** START OF Information supplied **

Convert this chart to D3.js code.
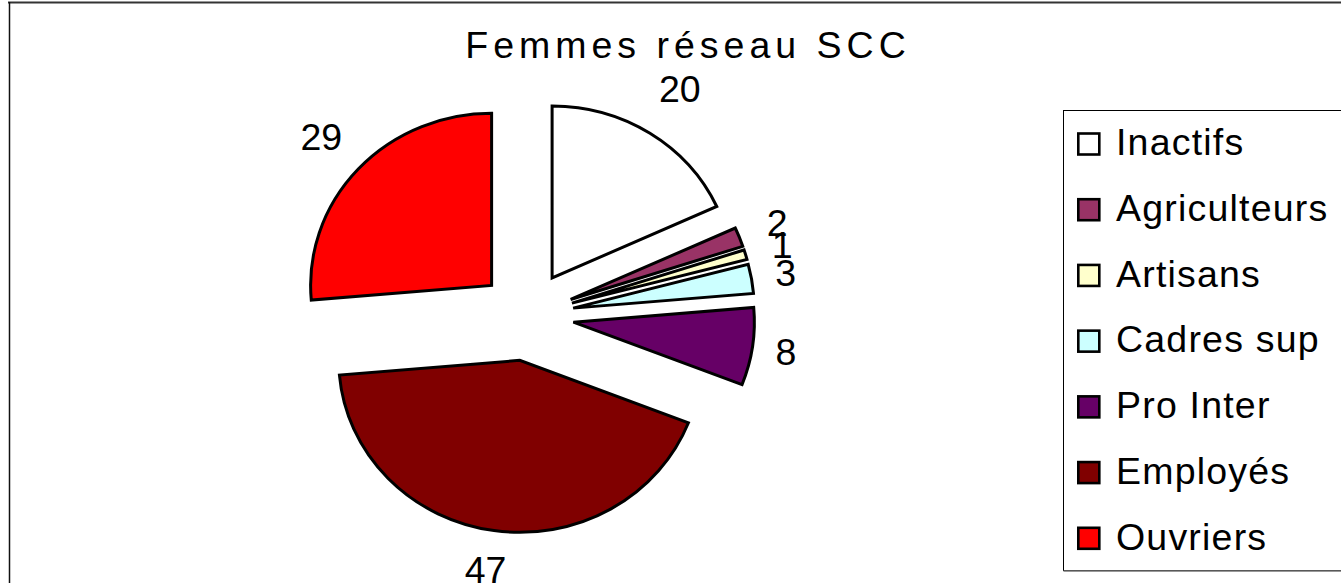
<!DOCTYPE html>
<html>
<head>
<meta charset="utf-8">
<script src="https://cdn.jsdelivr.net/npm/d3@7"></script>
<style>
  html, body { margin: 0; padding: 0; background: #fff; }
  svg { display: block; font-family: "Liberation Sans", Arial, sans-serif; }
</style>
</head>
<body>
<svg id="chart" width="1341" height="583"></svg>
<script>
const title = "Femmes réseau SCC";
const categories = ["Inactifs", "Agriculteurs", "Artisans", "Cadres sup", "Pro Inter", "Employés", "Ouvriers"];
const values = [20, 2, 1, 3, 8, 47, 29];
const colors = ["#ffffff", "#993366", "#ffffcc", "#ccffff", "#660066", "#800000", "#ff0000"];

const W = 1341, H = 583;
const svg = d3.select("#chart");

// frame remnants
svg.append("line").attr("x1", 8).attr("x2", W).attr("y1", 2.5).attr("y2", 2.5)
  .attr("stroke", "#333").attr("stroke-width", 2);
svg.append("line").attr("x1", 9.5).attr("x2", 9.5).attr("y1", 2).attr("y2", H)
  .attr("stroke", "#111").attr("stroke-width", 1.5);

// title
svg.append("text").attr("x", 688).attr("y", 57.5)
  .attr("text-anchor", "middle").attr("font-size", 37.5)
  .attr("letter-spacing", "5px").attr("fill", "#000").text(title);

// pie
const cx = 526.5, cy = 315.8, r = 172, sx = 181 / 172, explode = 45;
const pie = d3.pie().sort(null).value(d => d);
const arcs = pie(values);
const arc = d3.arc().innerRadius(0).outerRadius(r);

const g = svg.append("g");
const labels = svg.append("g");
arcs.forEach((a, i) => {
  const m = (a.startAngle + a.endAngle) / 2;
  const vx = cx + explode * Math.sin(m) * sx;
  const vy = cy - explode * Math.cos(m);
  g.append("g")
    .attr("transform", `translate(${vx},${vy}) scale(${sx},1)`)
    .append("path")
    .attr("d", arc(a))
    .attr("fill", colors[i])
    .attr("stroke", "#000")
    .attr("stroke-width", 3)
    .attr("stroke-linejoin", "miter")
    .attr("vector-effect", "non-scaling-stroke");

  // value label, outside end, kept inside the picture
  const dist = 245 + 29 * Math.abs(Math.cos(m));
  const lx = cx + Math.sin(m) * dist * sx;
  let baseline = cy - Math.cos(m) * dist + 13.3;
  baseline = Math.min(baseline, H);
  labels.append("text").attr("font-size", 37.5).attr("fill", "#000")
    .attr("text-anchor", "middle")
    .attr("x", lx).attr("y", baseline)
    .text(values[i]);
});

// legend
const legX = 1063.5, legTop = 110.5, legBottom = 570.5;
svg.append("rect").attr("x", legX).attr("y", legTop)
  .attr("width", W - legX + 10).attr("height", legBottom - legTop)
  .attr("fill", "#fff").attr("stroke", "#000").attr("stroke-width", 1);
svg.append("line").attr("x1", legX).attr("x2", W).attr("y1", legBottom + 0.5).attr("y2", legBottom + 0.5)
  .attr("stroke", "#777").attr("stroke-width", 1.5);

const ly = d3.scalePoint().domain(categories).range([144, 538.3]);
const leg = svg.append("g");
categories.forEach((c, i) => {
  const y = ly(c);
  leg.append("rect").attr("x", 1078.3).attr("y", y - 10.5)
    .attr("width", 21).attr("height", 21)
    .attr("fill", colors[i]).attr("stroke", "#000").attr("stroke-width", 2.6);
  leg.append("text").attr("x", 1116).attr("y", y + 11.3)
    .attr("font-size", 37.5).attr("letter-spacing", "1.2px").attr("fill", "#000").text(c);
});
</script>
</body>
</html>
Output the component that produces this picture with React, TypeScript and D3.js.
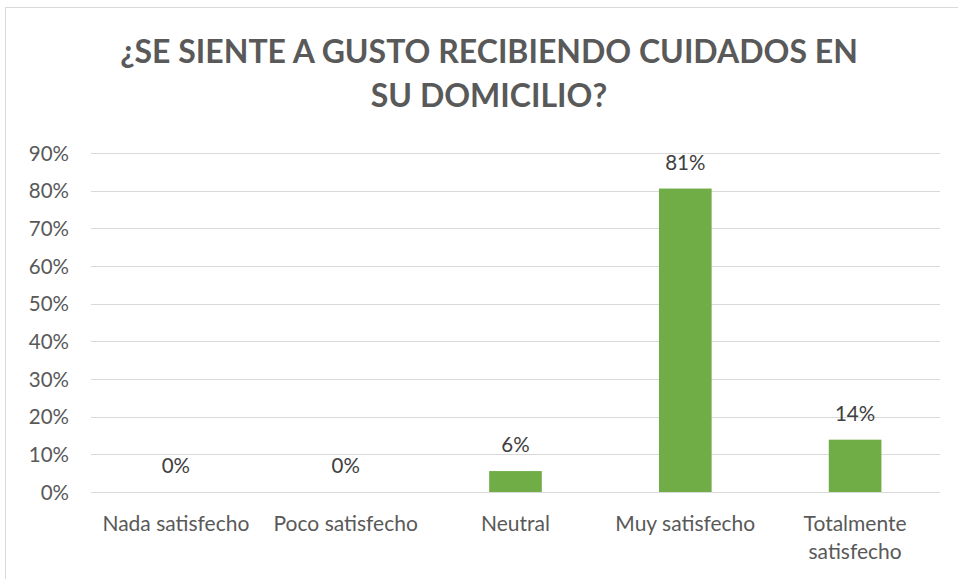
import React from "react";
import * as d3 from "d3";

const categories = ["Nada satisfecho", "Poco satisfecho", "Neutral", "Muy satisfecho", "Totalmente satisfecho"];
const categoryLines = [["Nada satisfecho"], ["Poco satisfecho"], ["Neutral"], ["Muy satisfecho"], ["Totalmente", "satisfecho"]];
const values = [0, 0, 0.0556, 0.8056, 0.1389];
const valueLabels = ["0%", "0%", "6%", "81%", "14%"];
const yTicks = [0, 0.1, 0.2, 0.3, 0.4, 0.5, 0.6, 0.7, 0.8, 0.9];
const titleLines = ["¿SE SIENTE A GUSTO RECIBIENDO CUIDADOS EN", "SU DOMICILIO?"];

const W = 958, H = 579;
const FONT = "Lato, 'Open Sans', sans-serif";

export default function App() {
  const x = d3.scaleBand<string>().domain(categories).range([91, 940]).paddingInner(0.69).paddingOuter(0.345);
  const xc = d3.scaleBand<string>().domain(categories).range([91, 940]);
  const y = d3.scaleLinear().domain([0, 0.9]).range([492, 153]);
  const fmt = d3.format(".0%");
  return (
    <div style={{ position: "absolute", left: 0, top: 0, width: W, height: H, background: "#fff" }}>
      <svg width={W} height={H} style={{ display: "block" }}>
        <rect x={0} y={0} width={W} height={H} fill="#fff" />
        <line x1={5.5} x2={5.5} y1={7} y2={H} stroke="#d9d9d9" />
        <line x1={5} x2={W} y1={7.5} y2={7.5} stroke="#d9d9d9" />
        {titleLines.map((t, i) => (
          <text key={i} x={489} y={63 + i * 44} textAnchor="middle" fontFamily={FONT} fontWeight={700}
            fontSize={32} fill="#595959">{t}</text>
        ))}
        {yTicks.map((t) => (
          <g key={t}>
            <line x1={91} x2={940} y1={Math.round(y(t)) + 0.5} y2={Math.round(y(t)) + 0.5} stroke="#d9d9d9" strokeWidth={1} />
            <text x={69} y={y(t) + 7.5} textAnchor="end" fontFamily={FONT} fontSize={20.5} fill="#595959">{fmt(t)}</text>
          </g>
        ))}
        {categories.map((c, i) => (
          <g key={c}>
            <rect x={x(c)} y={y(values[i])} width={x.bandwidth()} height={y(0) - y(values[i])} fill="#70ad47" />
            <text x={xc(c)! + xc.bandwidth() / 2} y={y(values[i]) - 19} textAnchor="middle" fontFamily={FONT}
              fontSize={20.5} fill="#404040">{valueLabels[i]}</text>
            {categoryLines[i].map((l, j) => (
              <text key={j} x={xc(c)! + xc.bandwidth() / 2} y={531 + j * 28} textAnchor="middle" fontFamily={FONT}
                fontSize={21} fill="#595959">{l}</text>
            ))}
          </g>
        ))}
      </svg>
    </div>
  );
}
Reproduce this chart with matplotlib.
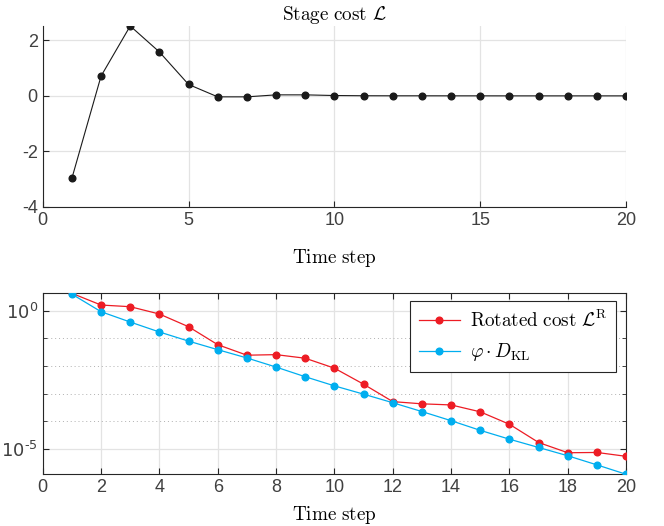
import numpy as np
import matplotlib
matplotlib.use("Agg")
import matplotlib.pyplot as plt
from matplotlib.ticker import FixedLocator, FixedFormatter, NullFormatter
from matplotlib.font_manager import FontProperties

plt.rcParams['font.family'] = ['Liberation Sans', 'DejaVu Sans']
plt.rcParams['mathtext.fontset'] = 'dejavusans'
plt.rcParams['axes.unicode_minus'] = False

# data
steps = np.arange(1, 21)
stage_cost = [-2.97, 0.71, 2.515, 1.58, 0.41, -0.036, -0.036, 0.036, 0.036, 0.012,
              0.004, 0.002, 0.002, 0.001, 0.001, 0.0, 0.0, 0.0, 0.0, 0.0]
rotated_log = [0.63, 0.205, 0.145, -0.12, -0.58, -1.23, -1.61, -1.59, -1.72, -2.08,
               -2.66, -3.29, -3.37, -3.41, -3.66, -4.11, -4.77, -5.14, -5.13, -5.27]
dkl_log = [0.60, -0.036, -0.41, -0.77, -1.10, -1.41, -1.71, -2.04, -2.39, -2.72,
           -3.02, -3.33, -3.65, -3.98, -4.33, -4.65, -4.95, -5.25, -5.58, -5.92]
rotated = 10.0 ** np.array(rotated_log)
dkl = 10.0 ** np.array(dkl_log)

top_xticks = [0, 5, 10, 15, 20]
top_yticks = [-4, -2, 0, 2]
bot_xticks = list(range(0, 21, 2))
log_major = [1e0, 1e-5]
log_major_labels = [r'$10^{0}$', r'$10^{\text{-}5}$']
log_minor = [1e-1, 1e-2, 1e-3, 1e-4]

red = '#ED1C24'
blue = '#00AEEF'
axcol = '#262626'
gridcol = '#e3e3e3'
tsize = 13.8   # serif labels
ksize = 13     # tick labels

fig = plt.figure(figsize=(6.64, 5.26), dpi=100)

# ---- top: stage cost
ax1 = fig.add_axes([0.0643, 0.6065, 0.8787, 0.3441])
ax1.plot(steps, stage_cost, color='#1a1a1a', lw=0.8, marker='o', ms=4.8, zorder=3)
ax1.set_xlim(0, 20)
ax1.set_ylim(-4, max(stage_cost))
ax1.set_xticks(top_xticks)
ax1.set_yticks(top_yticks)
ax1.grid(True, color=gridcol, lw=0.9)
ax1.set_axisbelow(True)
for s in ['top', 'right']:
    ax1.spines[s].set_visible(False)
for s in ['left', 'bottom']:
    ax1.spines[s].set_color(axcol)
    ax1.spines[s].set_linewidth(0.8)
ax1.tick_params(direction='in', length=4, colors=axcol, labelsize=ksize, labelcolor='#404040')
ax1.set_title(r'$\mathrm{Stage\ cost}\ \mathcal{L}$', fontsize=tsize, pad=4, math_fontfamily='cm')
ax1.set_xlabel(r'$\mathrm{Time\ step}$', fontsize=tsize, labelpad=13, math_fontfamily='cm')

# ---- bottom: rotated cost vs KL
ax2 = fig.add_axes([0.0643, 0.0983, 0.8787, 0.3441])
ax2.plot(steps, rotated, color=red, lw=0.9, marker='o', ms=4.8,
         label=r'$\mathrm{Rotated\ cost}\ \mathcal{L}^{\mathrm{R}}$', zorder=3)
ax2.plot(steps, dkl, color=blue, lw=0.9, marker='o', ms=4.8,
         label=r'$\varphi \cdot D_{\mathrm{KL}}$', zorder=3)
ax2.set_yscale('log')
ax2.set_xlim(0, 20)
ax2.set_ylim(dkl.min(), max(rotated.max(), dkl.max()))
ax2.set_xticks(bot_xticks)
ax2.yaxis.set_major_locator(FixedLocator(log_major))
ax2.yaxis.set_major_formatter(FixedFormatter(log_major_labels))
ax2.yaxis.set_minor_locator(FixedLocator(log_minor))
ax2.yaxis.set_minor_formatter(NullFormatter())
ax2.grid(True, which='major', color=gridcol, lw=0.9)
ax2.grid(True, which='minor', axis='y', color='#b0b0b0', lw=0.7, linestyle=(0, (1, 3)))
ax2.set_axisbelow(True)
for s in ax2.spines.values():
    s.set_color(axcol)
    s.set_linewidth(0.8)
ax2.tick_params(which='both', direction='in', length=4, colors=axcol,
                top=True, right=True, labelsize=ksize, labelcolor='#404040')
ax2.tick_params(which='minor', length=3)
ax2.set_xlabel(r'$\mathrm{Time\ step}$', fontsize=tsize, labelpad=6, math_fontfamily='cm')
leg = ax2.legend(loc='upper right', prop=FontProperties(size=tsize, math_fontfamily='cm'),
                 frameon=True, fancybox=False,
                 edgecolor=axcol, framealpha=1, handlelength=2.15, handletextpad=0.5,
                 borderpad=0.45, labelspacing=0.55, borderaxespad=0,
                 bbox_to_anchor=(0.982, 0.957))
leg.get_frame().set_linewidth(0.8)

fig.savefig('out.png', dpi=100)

** END OF Information supplied **

Problem statement -
Check every line for "picture" and show the ones that have it.

Result of the task -
  // value label, outside end, kept inside the picture
Output the component that produces this picture with React, TypeScript and D3.js.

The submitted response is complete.